You can upload videos to your profile to share with friends and the wider gaming community, as well as broadcast live. Xfire also allows connections to streaming sites outside its own, including Justin.tv and Livestream. The Xfire client’s growing pains as a streaming tool are behind it, and although its performance isn’t on a par with that of the other utilities here, its frame rates are ultimately acceptable on midrange systems. The price remains right (it’s free), and Xfire does so much it shouldn’t be neglected, especially now that the revamped software is coming of age.

Cropped screen recording lets you share selected portions of your desktop on Livestream.

Livestream may not be the most focused streaming community for gamers, but plenty of us wind up there, and it’s not hard to figure out why. Livestream’s free Procaster software is remarkably efficient and versatile, imposing minuscule overhead on the host system, so you don’t see the slowdown issues associated with other products. What’s more, the streaming framerate is superb, rarely dropping below 30 frames per second. Visual quality is also impressive (if a touch soft) at all reasonable bandwidth levels.

Although Livestream offers fewer community features compared to Twitch.tv or Xfire, Procaster does provide dedicated gaming modes. A free, verified account is the way to go, as it provides a 500-kbps streaming channel, 10GB of Web-hosting space for your recorded broadcasts, and unlimited viewers.
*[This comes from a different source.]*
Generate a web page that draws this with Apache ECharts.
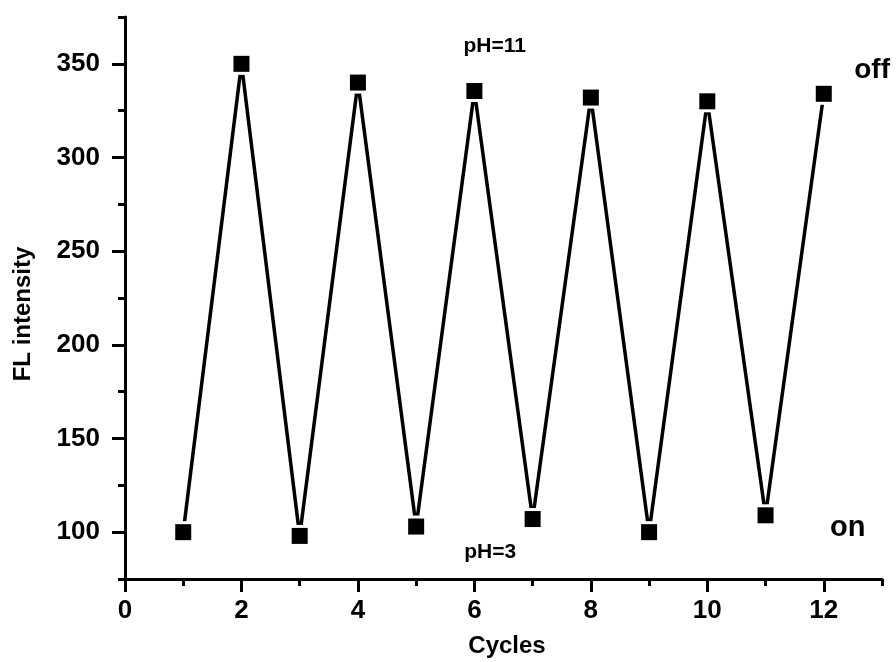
<!DOCTYPE html>
<html>
<head>
<meta charset="utf-8">
<script src="https://cdn.jsdelivr.net/npm/echarts@6/dist/echarts.min.js"></script>
<style>html,body{margin:0;padding:0;background:#fff}#c{width:896px;height:662px}</style>
</head>
<body>
<div id="c"></div>
<script>
var cycles = [1,2,3,4,5,6,7,8,9,10,11,12];
var intensity = [100,350,98,340,103,335.5,107,332,100,330,109,334];
var xMajorTicks = [0,2,4,6,8,10,12];
var xMinorTicks = [1,3,5,7,9,11,13];
var yMajorTicks = [100,150,200,250,300,350];
var yMinorTicks = [75,125,175,225,275,325,375];
var annotations = [
  {x: 6.35, y: 359.5, text: 'pH=11', size: 21},
  {x: 6.27, y: 89.4, text: 'pH=3', size: 21},
  {x: 12.83, y: 346.5, text: 'off', size: 28},
  {x: 12.41, y: 102.2, text: 'on', size: 29}
];

var FONT = '"Liberation Sans", Arial, sans-serif';
var pts = cycles.map(function(c,i){return [c, intensity[i]];});
var chart = echarts.init(document.getElementById('c'));

function xAxisDef(ticks, len, labels, line) {
  return {
    type: 'value', min: 0, max: 13, position: 'bottom',
    axisLine: {show: line, onZero: false, lineStyle: {color: '#000', width: 3}},
    axisTick: {show: true, customValues: ticks, length: len, lineStyle: {color: '#000', width: 3}},
    axisLabel: {show: labels, customValues: ticks, margin: 19, color: '#000', fontSize: 26, fontWeight: 'bold', fontFamily: FONT},
    splitLine: {show: false}
  };
}
function yAxisDef(ticks, len, labels, line) {
  return {
    type: 'value', min: 75, max: 375, position: 'left',
    axisLine: {show: line, onZero: false, lineStyle: {color: '#000', width: 3}},
    axisTick: {show: true, customValues: ticks, length: len, lineStyle: {color: '#000', width: 3}},
    axisLabel: {show: labels, customValues: ticks, margin: 25, color: '#000', fontSize: 26, fontWeight: 'bold', fontFamily: FONT},
    splitLine: {show: false}
  };
}

chart.setOption({
  animation: false,
  backgroundColor: '#fff',
  grid: {left: 125, right: 14, top: 17, bottom: 83, containLabel: false},
  xAxis: [xAxisDef(xMajorTicks, 13, true, true), xAxisDef(xMinorTicks, 7, false, false)],
  yAxis: [yAxisDef(yMajorTicks, 13, true, true), yAxisDef(yMinorTicks, 7, false, false)],
  graphic: [
    {type: 'text', position: [507, 646], style: {text: 'Cycles', fill: '#000', font: 'bold 24px ' + FONT, textAlign: 'center', textVerticalAlign: 'middle'}},
    {type: 'text', rotation: Math.PI/2, position: [23, 314], style: {text: 'FL intensity', fill: '#000', font: 'bold 24px ' + FONT, textAlign: 'center', textVerticalAlign: 'middle'}}
  ],
  series: [
    {type: 'line', data: pts, xAxisIndex: 0, yAxisIndex: 0, showSymbol: false, symbol: 'none',
     lineStyle: {color: '#000', width: 3.5, join: 'round', opacity: 1}, z: 2},
    {type: 'scatter', data: pts, xAxisIndex: 0, yAxisIndex: 0, symbol: 'rect', symbolSize: 22,
     itemStyle: {color: '#fff', opacity: 1}, z: 3, silent: true},
    {type: 'scatter', data: pts, xAxisIndex: 0, yAxisIndex: 0, symbol: 'rect', symbolSize: 16,
     itemStyle: {color: '#000', opacity: 1}, z: 4},
    {type: 'scatter', xAxisIndex: 0, yAxisIndex: 0, symbolSize: 0, z: 5, itemStyle: {opacity: 1},
     data: annotations.map(function(a){return {value: [a.x, a.y], label: {show: true, position: 'inside', formatter: a.text,
       color: '#000', fontWeight: 'bold', fontFamily: FONT, fontSize: a.size}};})}
  ]
});
</script>
</body>
</html>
The only problem with Livestream appears to be the direction of the company itself, as it split its service into “New” and “Original” flavors, predictably focusing on the former and having about as much success as Coke had back in the 1980s. As long as the Procaster software sticks around, however, Livestream will remain a contender.

It has never been easier to get out there and share your virtual exploits with friends and interested gamers across the globe. No matter what your focus, technical level, or budget, there’s a service or software package waiting to turn you into the next gaming superstar. See you on the leaderboards—and remember, if you can see the red dot, it’s already too late.